**Exercise prompt:** Go through the data and copy every line exactly, but not the images.

%%

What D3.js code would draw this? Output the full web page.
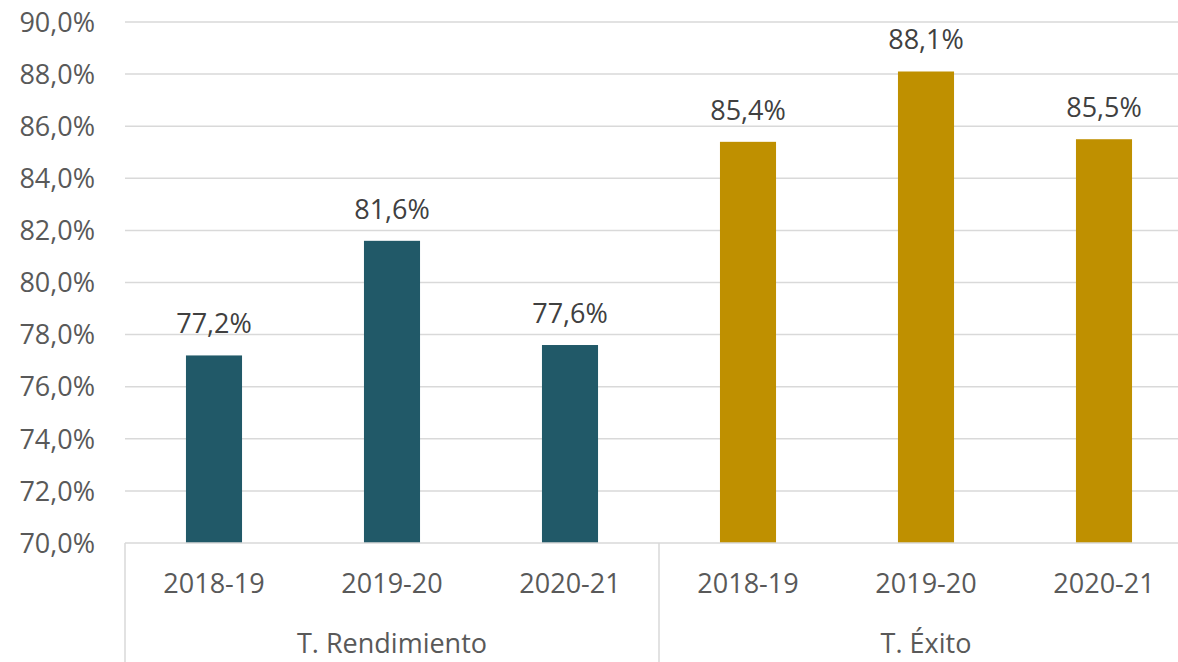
<!DOCTYPE html>
<html>
<head>
<meta charset="utf-8">
<script src="https://cdn.jsdelivr.net/npm/d3@7"></script>
<style>
  html, body { margin: 0; padding: 0; background: #fff; }
  svg { display: block; font-family: "Open Sans", sans-serif; }
</style>
</head>
<body>
<svg id="chart" width="1178" height="662"></svg>
<script>
// chart data
const groups = ["T. Rendimiento", "T. Éxito"];
const years = ["2018-19", "2019-20", "2020-21"];
const rendimiento = [77.2, 81.6, 77.6];
const exito = [85.4, 88.1, 85.5];
const yTicks = [70, 72, 74, 76, 78, 80, 82, 84, 86, 88, 90];
const groupColors = ["#215968", "#BF9000"];

const width = 1178, height = 662;
const plotLeft = 125, plotRight = 1193, plotTop = 22, plotBottom = 543;
const fontSize = 27;

const svg = d3.select('#chart');

// flatten into one row per bar
const rows = [];
[rendimiento, exito].forEach((vals, g) => {
    vals.forEach((v, i) => {
        rows.push({ key: groups[g] + '|' + years[i], group: g, year: years[i], value: v });
    });
});

const x = d3.scaleBand()
    .domain(rows.map(d => d.key))
    .range([plotLeft, plotRight])
    .paddingInner(0.685)
    .paddingOuter(0.3425);

const y = d3.scaleLinear()
    .domain([70, 90])
    .range([plotBottom, plotTop]);

const fmt = v => d3.format('.1f')(v).replace('.', ',') + '%';

// gridlines
svg.append('g')
    .selectAll('line')
    .data(yTicks.slice(1))
    .enter().append('line')
    .attr('x1', plotLeft)
    .attr('x2', width)
    .attr('y1', d => y(d))
    .attr('y2', d => y(d))
    .attr('stroke', '#d9d9d9')
    .attr('stroke-width', 1.5);

// y tick labels
svg.append('g')
    .selectAll('text')
    .data(yTicks)
    .enter().append('text')
    .attr('x', 95)
    .attr('y', d => y(d))
    .attr('dy', '0.36em')
    .attr('text-anchor', 'end')
    .attr('font-size', fontSize)
    .attr('fill', '#595959')
    .text(d => fmt(d));

// bars
svg.append('g')
    .selectAll('rect')
    .data(rows)
    .enter().append('rect')
    .attr('x', d => x(d.key))
    .attr('y', d => y(d.value))
    .attr('width', x.bandwidth())
    .attr('height', d => y(70) - y(d.value))
    .attr('fill', d => groupColors[d.group]);

// data labels
svg.append('g')
    .selectAll('text')
    .data(rows)
    .enter().append('text')
    .attr('x', d => x(d.key) + x.bandwidth() / 2)
    .attr('y', d => y(d.value) - 22)
    .attr('text-anchor', 'middle')
    .attr('font-size', fontSize)
    .attr('fill', '#404040')
    .text(d => fmt(d.value));

// x axis line and group separators
const step = x.step();
svg.append('line')
    .attr('x1', plotLeft).attr('x2', width)
    .attr('y1', plotBottom).attr('y2', plotBottom)
    .attr('stroke', '#d9d9d9').attr('stroke-width', 1.5);

svg.append('g')
    .selectAll('line')
    .data([0, 3, 6])
    .enter().append('line')
    .attr('x1', d => plotLeft + d * step)
    .attr('x2', d => plotLeft + d * step)
    .attr('y1', plotBottom)
    .attr('y2', height)
    .attr('stroke', '#d9d9d9')
    .attr('stroke-width', 1.5);

// year labels
svg.append('g')
    .selectAll('text')
    .data(rows)
    .enter().append('text')
    .attr('x', d => x(d.key) + x.bandwidth() / 2)
    .attr('y', 593)
    .attr('text-anchor', 'middle')
    .attr('font-size', fontSize)
    .attr('fill', '#595959')
    .text(d => d.year);

// group labels
svg.append('g')
    .selectAll('text')
    .data(groups)
    .enter().append('text')
    .attr('x', (d, i) => plotLeft + (i * 3 + 1.5) * step)
    .attr('y', 653)
    .attr('text-anchor', 'middle')
    .attr('font-size', fontSize)
    .attr('fill', '#595959')
    .text(d => d);
</script>
</body>
</html>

%%

**Exercise response:**
What D3.js code would draw this? Output the full web page.
<!DOCTYPE html>
<html>
<head>
<meta charset="utf-8">
<script src="https://cdn.jsdelivr.net/npm/d3@7"></script>
<style>
  html, body { margin: 0; padding: 0; background: #fff; }
  svg { display: block; font-family: "Open Sans", sans-serif; }
</style>
</head>
<body>
<svg id="chart" width="1178" height="662"></svg>
<script>
// chart data
const groups = ["T. Rendimiento", "T. Éxito"];
const years = ["2018-19", "2019-20", "2020-21"];
const rendimiento = [77.2, 81.6, 77.6];
const exito = [85.4, 88.1, 85.5];
const yTicks = [70, 72, 74, 76, 78, 80, 82, 84, 86, 88, 90];
const groupColors = ["#215968", "#BF9000"];

const width = 1178, height = 662;
const plotLeft = 125, plotRight = 1193, plotTop = 22, plotBottom = 543;
const fontSize = 27;

const svg = d3.select('#chart');

// flatten into one row per bar
const rows = [];
[rendimiento, exito].forEach((vals, g) => {
    vals.forEach((v, i) => {
        rows.push({ key: groups[g] + '|' + years[i], group: g, year: years[i], value: v });
    });
});

const x = d3.scaleBand()
    .domain(rows.map(d => d.key))
    .range([plotLeft, plotRight])
    .paddingInner(0.685)
    .paddingOuter(0.3425);

const y = d3.scaleLinear()
    .domain([70, 90])
    .range([plotBottom, plotTop]);

const fmt = v => d3.format('.1f')(v).replace('.', ',') + '%';

// gridlines
svg.append('g')
    .selectAll('line')
    .data(yTicks.slice(1))
    .enter().append('line')
    .attr('x1', plotLeft)
    .attr('x2', width)
    .attr('y1', d => y(d))
    .attr('y2', d => y(d))
    .attr('stroke', '#d9d9d9')
    .attr('stroke-width', 1.5);

// y tick labels
svg.append('g')
    .selectAll('text')
    .data(yTicks)
    .enter().append('text')
    .attr('x', 95)
    .attr('y', d => y(d))
    .attr('dy', '0.36em')
    .attr('text-anchor', 'end')
    .attr('font-size', fontSize)
    .attr('fill', '#595959')
    .text(d => fmt(d));

// bars
svg.append('g')
    .selectAll('rect')
    .data(rows)
    .enter().append('rect')
    .attr('x', d => x(d.key))
    .attr('y', d => y(d.value))
    .attr('width', x.bandwidth())
    .attr('height', d => y(70) - y(d.value))
    .attr('fill', d => groupColors[d.group]);

// data labels
svg.append('g')
    .selectAll('text')
    .data(rows)
    .enter().append('text')
    .attr('x', d => x(d.key) + x.bandwidth() / 2)
    .attr('y', d => y(d.value) - 22)
    .attr('text-anchor', 'middle')
    .attr('font-size', fontSize)
    .attr('fill', '#404040')
    .text(d => fmt(d.value));

// x axis line and group separators
const step = x.step();
svg.append('line')
    .attr('x1', plotLeft).attr('x2', width)
    .attr('y1', plotBottom).attr('y2', plotBottom)
    .attr('stroke', '#d9d9d9').attr('stroke-width', 1.5);

svg.append('g')
    .selectAll('line')
    .data([0, 3, 6])
    .enter().append('line')
    .attr('x1', d => plotLeft + d * step)
    .attr('x2', d => plotLeft + d * step)
    .attr('y1', plotBottom)
    .attr('y2', height)
    .attr('stroke', '#d9d9d9')
    .attr('stroke-width', 1.5);

// year labels
svg.append('g')
    .selectAll('text')
    .data(rows)
    .enter().append('text')
    .attr('x', d => x(d.key) + x.bandwidth() / 2)
    .attr('y', 593)
    .attr('text-anchor', 'middle')
    .attr('font-size', fontSize)
    .attr('fill', '#595959')
    .text(d => d.year);

// group labels
svg.append('g')
    .selectAll('text')
    .data(groups)
    .enter().append('text')
    .attr('x', (d, i) => plotLeft + (i * 3 + 1.5) * step)
    .attr('y', 653)
    .attr('text-anchor', 'middle')
    .attr('font-size', fontSize)
    .attr('fill', '#595959')
    .text(d => d);
</script>
</body>
</html>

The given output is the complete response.